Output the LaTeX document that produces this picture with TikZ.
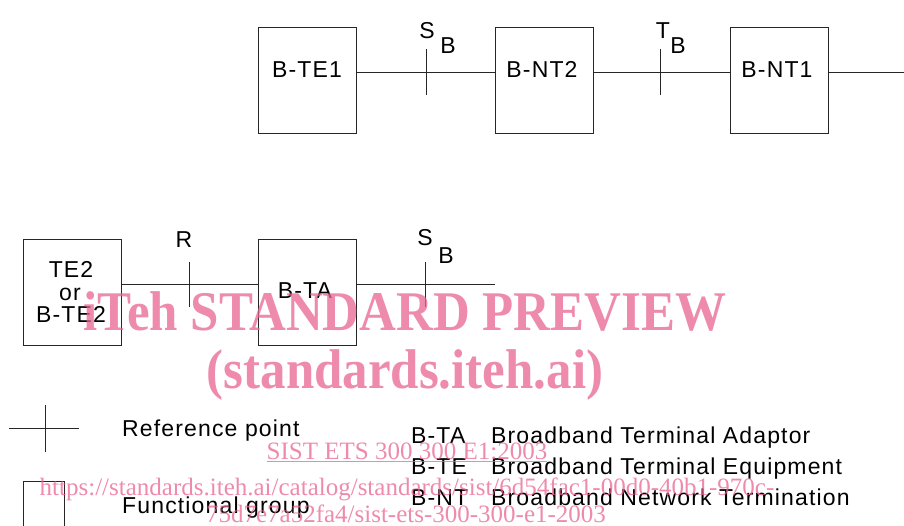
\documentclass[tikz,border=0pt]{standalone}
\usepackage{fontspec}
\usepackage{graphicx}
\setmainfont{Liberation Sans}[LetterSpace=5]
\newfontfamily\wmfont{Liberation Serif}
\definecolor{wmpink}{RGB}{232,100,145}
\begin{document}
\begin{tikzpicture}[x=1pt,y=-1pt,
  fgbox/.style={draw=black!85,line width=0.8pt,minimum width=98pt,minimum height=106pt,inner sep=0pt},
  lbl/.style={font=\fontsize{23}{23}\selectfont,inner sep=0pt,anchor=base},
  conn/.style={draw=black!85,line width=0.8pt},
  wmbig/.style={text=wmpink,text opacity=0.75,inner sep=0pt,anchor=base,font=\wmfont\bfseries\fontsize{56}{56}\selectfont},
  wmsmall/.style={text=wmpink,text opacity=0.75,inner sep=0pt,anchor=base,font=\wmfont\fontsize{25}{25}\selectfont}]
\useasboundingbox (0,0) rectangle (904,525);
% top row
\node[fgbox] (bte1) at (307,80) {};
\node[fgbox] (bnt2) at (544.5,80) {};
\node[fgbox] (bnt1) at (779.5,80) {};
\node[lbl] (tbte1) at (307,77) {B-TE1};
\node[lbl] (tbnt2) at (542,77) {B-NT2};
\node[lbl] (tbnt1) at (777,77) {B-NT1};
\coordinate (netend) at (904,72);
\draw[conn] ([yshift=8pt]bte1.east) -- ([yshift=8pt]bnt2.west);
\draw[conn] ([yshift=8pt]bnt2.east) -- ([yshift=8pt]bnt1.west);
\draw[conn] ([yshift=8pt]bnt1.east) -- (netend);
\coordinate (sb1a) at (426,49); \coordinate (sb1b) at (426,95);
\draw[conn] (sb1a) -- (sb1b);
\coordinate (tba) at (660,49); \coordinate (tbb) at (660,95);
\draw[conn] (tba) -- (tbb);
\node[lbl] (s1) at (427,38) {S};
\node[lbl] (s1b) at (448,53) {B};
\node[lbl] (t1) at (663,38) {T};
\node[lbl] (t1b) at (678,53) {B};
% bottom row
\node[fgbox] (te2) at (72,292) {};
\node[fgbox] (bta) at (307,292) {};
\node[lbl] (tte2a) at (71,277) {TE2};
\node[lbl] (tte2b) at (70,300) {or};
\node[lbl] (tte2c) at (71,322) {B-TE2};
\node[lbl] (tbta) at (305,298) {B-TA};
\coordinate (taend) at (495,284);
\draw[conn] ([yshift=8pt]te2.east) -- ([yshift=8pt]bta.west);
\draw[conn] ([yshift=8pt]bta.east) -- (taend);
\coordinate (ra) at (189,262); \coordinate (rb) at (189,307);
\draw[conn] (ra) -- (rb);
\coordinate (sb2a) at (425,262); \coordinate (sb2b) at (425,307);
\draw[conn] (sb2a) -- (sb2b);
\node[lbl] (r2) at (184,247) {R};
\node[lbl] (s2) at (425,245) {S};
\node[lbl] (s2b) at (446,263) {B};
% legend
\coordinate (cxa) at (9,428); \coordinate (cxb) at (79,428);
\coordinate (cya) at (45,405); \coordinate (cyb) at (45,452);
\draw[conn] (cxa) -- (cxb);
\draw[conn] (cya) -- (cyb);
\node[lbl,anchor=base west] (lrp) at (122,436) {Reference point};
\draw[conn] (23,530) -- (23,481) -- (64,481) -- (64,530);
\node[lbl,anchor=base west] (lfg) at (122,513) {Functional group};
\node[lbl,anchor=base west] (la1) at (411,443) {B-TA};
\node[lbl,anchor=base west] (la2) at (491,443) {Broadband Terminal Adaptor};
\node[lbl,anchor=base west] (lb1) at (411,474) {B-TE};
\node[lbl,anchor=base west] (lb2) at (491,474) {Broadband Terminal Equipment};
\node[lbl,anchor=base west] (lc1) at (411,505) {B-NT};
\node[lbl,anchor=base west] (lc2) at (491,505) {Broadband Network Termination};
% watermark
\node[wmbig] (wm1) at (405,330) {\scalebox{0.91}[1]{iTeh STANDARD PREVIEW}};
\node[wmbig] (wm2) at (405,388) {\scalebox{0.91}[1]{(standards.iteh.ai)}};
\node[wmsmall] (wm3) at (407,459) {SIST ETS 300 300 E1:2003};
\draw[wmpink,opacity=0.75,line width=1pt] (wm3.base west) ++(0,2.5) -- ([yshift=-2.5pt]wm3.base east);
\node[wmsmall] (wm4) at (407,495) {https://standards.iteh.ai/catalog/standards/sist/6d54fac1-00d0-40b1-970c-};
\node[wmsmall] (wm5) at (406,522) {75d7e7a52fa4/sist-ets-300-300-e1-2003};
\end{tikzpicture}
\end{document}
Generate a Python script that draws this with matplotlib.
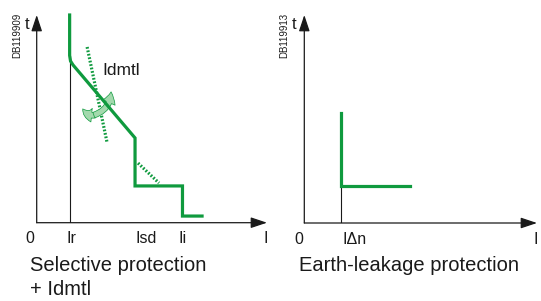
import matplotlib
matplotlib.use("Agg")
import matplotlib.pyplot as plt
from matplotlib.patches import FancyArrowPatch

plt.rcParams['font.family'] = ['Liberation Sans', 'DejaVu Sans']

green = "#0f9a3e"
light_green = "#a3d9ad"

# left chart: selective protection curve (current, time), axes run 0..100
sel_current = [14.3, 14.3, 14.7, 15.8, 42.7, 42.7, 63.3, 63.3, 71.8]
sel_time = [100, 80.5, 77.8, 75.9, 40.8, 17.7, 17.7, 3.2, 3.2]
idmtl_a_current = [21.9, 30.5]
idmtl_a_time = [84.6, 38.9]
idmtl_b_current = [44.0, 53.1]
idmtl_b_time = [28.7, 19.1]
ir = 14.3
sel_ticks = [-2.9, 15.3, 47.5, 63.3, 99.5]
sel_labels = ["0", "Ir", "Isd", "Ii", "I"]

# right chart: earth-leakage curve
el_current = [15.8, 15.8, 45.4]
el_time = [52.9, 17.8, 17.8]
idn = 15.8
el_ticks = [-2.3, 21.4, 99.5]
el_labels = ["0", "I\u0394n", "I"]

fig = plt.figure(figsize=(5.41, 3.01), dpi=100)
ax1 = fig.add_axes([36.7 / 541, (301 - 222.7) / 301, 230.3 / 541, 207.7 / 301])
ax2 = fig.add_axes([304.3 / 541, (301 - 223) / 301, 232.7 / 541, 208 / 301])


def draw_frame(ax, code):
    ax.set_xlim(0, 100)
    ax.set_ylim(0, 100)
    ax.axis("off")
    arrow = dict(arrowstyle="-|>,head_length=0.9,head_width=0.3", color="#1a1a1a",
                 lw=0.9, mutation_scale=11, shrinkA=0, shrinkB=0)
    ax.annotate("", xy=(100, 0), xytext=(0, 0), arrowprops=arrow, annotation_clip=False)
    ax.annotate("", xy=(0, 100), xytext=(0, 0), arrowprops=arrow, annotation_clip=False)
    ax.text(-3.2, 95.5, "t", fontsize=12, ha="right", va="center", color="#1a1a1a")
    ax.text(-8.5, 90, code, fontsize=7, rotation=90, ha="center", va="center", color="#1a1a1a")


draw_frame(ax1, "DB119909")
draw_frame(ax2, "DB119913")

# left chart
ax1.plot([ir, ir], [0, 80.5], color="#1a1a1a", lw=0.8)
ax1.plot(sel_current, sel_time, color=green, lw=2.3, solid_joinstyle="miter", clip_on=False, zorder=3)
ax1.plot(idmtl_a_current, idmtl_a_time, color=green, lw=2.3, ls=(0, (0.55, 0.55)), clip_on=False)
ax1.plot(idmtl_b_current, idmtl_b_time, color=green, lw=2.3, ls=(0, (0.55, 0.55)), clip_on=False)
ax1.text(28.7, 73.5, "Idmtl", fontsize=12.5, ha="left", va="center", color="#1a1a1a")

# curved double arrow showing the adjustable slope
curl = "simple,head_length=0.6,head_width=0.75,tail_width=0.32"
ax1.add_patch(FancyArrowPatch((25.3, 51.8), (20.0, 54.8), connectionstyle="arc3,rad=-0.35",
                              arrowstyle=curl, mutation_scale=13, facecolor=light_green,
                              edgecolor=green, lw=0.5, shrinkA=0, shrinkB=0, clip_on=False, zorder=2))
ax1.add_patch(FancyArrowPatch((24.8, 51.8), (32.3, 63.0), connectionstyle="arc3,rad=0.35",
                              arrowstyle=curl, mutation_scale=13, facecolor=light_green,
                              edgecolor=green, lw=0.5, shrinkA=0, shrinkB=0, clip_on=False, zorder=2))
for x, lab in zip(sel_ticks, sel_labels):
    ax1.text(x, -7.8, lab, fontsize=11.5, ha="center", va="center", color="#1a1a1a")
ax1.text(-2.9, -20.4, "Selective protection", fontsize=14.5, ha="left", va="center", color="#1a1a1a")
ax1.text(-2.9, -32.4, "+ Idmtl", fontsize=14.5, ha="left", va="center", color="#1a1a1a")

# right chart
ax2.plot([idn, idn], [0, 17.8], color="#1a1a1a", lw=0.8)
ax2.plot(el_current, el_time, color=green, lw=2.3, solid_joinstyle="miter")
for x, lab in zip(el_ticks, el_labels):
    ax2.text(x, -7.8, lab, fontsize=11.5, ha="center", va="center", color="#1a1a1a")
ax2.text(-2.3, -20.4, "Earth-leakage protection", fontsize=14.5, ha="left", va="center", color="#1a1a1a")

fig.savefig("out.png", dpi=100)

* **What is needed**
Pick out the lines that have the word "this". Copy them all.

* **Solution**
Output the LaTeX document that produces this picture with TikZ.
Generate a Python script that draws this with matplotlib.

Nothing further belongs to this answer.